Uncrewed mission to launch in December

NASA’s new Orion manned spacecraft and its booster moved separately to Space Launch Complex 37 at Kennedy Space Center in preparation for a first launch in December, according to a NASA press release.

“Orion is almost complete and the rocket that will send it into space is on the launch pad. We’re 64 days away from taking the next step in deep space exploration.”

Orion left the Payload Hazardous Servicing Facility at NASA’s Kennedy Space Center for the final addition of its launch abort system, and the United Launch Alliance (ULA) Delta IV Heavy booster that will carry it into space was raised to its vertical launch configuration at Space Launch Complex 37 at Cape Canaveral Air Force Station.

orion capsule completed

The Orion crew module mated up to the service module. NASA photo

“We’ve been working toward this launch for months, and we’re in the final stretch,” said Kennedy Director Bob Cabana. “Orion is almost complete and the rocket that will send it into space is on the launch pad. We’re 64 days away from taking the next step in deep space exploration.”
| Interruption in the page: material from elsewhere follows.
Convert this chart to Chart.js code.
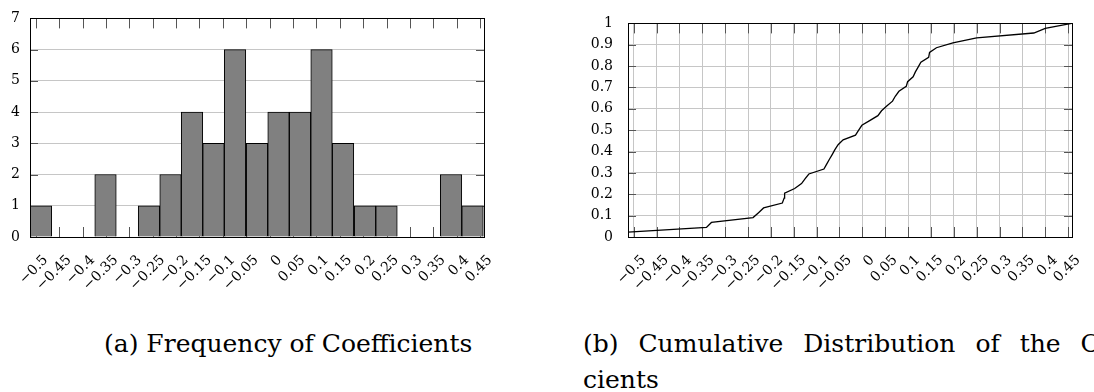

Orion’s final component to be installed is the launch abort system, designed to save the astronauts if a problem arises during launch by pulling the crew module from atop a failing booster. The jettison motor, which separates the launch abort system from the crew module both in normal operations and in case of an emergency, will be tested during the upcoming crewless flight.
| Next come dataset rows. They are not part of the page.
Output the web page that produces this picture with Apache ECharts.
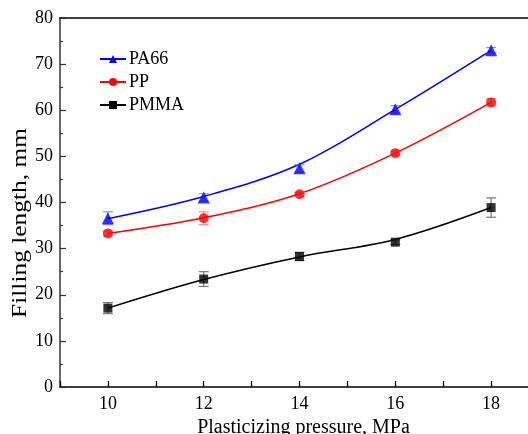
<!DOCTYPE html>
<html><head><meta charset="utf-8">
<script src="https://cdn.jsdelivr.net/npm/echarts@6/dist/echarts.min.js"></script>
<style>html,body{margin:0;padding:0;background:#fff}#c{width:528px;height:434px}</style>
</head><body><div id="c"></div>
<script>
const pressure = [10, 12, 14, 16, 18];
const seriesNames = ['PA66', 'PP', 'PMMA'];
// measured points
const pa66 = [36.6, 41.1, 47.4, 60.2, 73.0];
const pp = [33.3, 36.6, 41.8, 50.7, 61.7];
const pmma = [17.1, 23.4, 28.3, 31.4, 38.9];
// error (half-range)
const pa66Err = [1.4, 0.8, 0.8, 0.8, 0.6];
const ppErr = [0.5, 1.4, 0.4, 0.4, 0.8];
const pmmaErr = [1.2, 1.6, 0.9, 0.5, 2.1];
// fitted curve values read at the same pressures
const pa66Fit = [36.5, 41.3, 48.3, 60.2, 73.0];
const ppFit = [33.3, 36.7, 41.9, 50.7, 61.7];
const pmmaFit = [17.1, 23.3, 28.2, 32.0, 38.9];
const yTicks = [0, 10, 20, 30, 40, 50, 60, 70, 80];
const xTitle = 'Plasticizing pressure, MPa';
const yTitle = 'Filling length, mm';

const colors = ['#0000ff', '#ff0000', '#000000'];
const errColors = ['#8c8cff', '#ff8c8c', '#777777'];
const symbols = ['triangle', 'circle', 'rect'];
const symSizes = [12, 10, 9];
const pts = [pa66, pp, pmma];
const errs = [pa66Err, ppErr, pmmaErr];
const fits = [pa66Fit, ppFit, pmmaFit];
const font = 'Liberation Serif';

const chart = echarts.init(document.getElementById('c'));
const series = [];
seriesNames.forEach((name, i) => {
  series.push({
    name: name, type: 'line', xAxisIndex: 0, yAxisIndex: 0,
    data: pressure.map((x, j) => [x, fits[i][j]]),
    smooth: 0.35, showSymbol: false, symbol: symbols[i], symbolSize: symSizes[i] - 2,
    lineStyle: {color: colors[i], width: 1.5}, itemStyle: {color: colors[i]},
    z: 2, silent: true
  });
  series.push({
    type: 'custom', xAxisIndex: 0, yAxisIndex: 0,
    data: pressure.map((x, j) => [x, pts[i][j] - errs[i][j], pts[i][j] + errs[i][j]]),
    renderItem: function (params, api) {
      const lo = api.coord([api.value(0), api.value(1)]);
      const hi = api.coord([api.value(0), api.value(2)]);
      const w = 5;
      const st = {stroke: errColors[i], lineWidth: 1.2};
      return {type: 'group', children: [
        {type: 'line', shape: {x1: lo[0], y1: lo[1], x2: hi[0], y2: hi[1]}, style: st},
        {type: 'line', shape: {x1: lo[0] - w, y1: lo[1], x2: lo[0] + w, y2: lo[1]}, style: st},
        {type: 'line', shape: {x1: hi[0] - w, y1: hi[1], x2: hi[0] + w, y2: hi[1]}, style: st}
      ]};
    },
    z: 3, silent: true
  });
  series.push({
    type: 'scatter', xAxisIndex: 0, yAxisIndex: 0,
    data: pressure.map((x, j) => [x, pts[i][j]]),
    symbol: symbols[i], symbolSize: symSizes[i],
    itemStyle: {color: colors[i]}, z: 4, silent: true
  });
});

const hiddenAxisCommon = {
  type: 'value', min: 9, max: 19, interval: 1, gridIndex: 0,
  axisLabel: {show: false}, splitLine: {show: false}
};

chart.setOption({
  animation: false,
  backgroundColor: '#fff',
  grid: {left: 60, top: 18, right: -11, bottom: 47, containLabel: false, outerBoundsMode: 'none'},
  legend: {
    data: seriesNames, orient: 'vertical', left: 94, top: 45,
    itemWidth: 26, itemHeight: 10, itemGap: 5,
    textStyle: {fontFamily: font, fontSize: 18, color: '#000', padding: [0, 0, 0, -2]},
    selectedMode: false
  },
  graphic: [{
    type: 'text', x: 21, y: 223, rotation: Math.PI / 2, scaleX: 1.27,
    style: {text: yTitle, font: '20px "Liberation Serif"', fill: '#000', align: 'center', verticalAlign: 'middle'},
    silent: true
  }],
  xAxis: [
    Object.assign({}, hiddenAxisCommon, {
      position: 'bottom',
      axisLine: {show: true, lineStyle: {color: '#000', width: 1.5}},
      axisTick: {show: true, inside: true, length: 6, lineStyle: {color: '#000', width: 1.2},
        interval: function (idx, val) { return Number(val) % 2 === 0; }},
      axisLabel: {show: true, fontFamily: font, fontSize: 18, color: '#000', margin: 8,
        formatter: function (v) { return v % 2 === 0 ? String(v) : ''; }},
      name: xTitle, nameLocation: 'middle', nameGap: 25,
      nameTextStyle: {fontFamily: font, fontSize: 20, color: '#000', padding: [0, 0, 0, 8]}
    }),
    Object.assign({}, hiddenAxisCommon, {
      position: 'bottom',
      axisLine: {show: false},
      axisTick: {show: true, inside: true, length: 3, lineStyle: {color: '#000', width: 1.2},
        interval: function (idx, val) { return Number(val) % 2 !== 0; }}
    }),
    Object.assign({}, hiddenAxisCommon, {
      position: 'top',
      axisLine: {show: true, lineStyle: {color: '#000', width: 1.5}},
      axisTick: {show: false}
    })
  ],
  yAxis: [{
    type: 'value', min: yTicks[0], max: yTicks[yTicks.length - 1], interval: 10,
    axisLine: {show: true, lineStyle: {color: '#333', width: 1.5}},
    axisTick: {show: true, inside: true, length: 6, lineStyle: {color: '#333', width: 1.2}},
    minorTick: {show: true, splitNumber: 2, length: 3, lineStyle: {color: '#333', width: 1.2}},
    axisLabel: {fontFamily: font, fontSize: 18, color: '#000', margin: 7},
    splitLine: {show: false}
  }],
  series: series
});
</script></body></html>
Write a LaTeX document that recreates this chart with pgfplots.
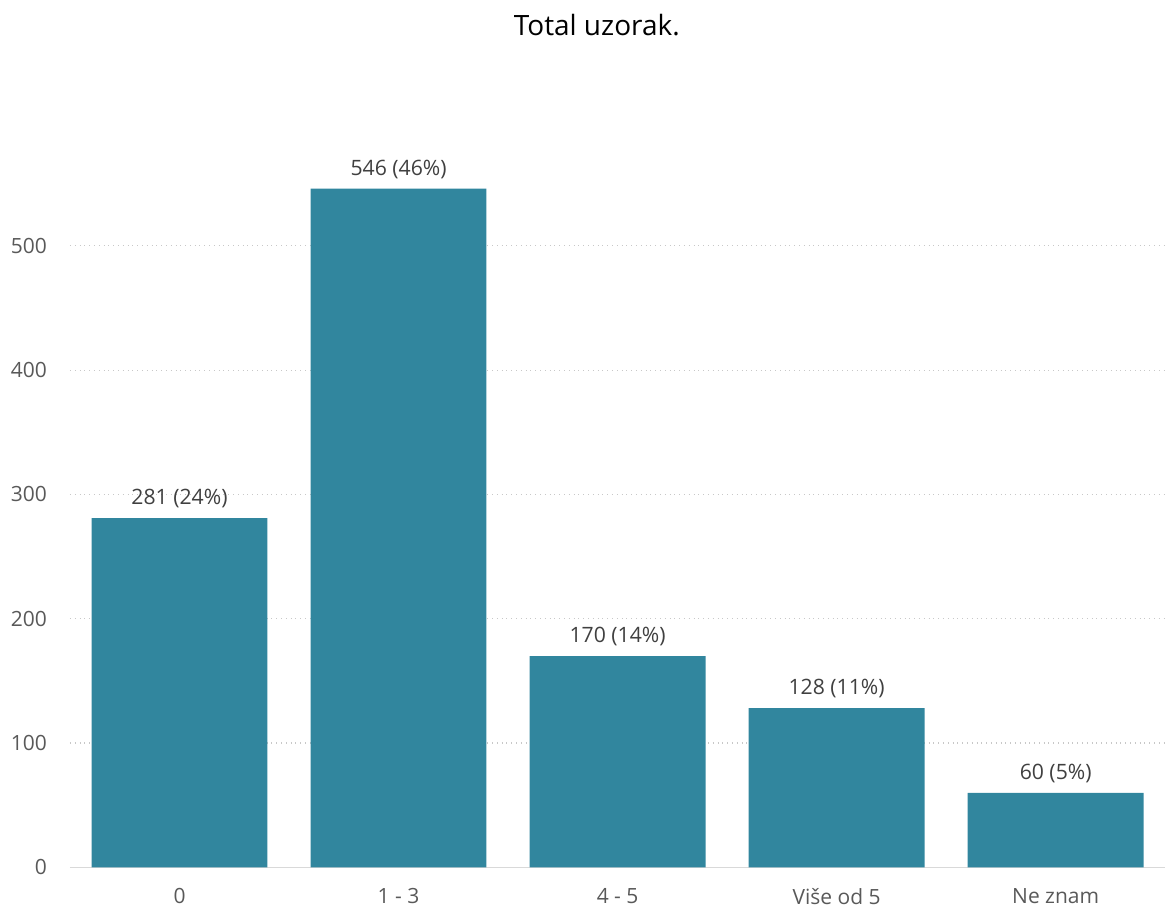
\documentclass[border=0pt]{standalone}
\usepackage{pgfplots}
\pgfplotsset{compat=1.18}
\usepackage{fontspec}
\setmainfont{Open Sans}
\definecolor{barc}{HTML}{31869E}
\definecolor{txt}{HTML}{404040}
\definecolor{tick}{HTML}{595959}
\definecolor{grid}{HTML}{C8C8C8}
\definecolor{axl}{HTML}{D9D9D9}
\begin{document}
\begin{tikzpicture}
\begin{axis}[
  scale only axis,
  width=548pt, height=373.2pt,
  xmin=-0.5, xmax=4.5, ymin=0, ymax=600,
  axis lines*=left,
  y axis line style={draw=none},
  x axis line style={draw=axl, line width=0.8pt, -},
  xtick={0,1,2,3,4},
  xticklabels={0, 1 - 3, 4 - 5, Više od 5, Ne znam},
  major tick length=0pt,
  tick style={draw=none},
  ytick={0,100,200,300,400,500},
  ymajorgrids, grid style={draw=grid, dotted, line width=0.6pt},
  xticklabel style={font=\fontsize{10.5}{12}\selectfont, text=tick, yshift=-10.5pt, inner sep=0pt},
  yticklabel style={font=\fontsize{10.5}{12}\selectfont, text=tick, xshift=-8pt},
  /pgf/number format/assume math mode=true,
  clip=false,
  ybar, bar width=88pt,
  nodes near coords,
  point meta=explicit symbolic,
  nodes near coords style={font=\fontsize{10.6}{12}\selectfont, text=txt, anchor=south, yshift=1.5pt},
]
\addplot[fill=barc, draw=none] table[meta=lab, col sep=comma] {
x,y,lab
0,281,281 (24\%)
1,546,546 (46\%)
2,170,170 (14\%)
3,128,128 (11\%)
4,60,60 (5\%)
};
\node[font=\fontsize{14}{16}\selectfont, text=black] at (axis description cs:0.481,1.1294) {Total uzorak.};
\path (axis description cs:-0.0639,-0.0576) rectangle (axis description cs:1.0,1.1629);
\end{axis}
\end{tikzpicture}
\end{document}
Future plans are for Orion spacecraft to venture to distant asteroids and to Mars.

The launch abort system will need to be stacked atop the already assembled crew and service modules and all three tested in preparation for being stacked aboard the Delta IV Heavy in November. The ULA booster’s three Common Booster Cores have already been tested, processed, and attached to each other to form the first stage beneath Orion’s service module.

Delta IV Heavy

The Delta IV Heavy booster erected vertically and awaiting the stacking of the Orion service and command modules with the Launch Abort System. NASA photo

NASA plans for this “Exploration Flight Test 1” are to boost Orion 3,600 miles above Earth to test critical crew safety systems while twice orbiting the planet. The crew module will then return to earth at 20,000 miles per hour, with the heat shield and tiled exterior reaching temperatures up to 4,000 degrees before splashdown in the Pacific Ocean.

Future plans are for Orion spacecraft to venture to distant asteroids and to Mars. The crew module can sustain astronauts for up to 21 days, but would be mated to a larger habitat for longer missions.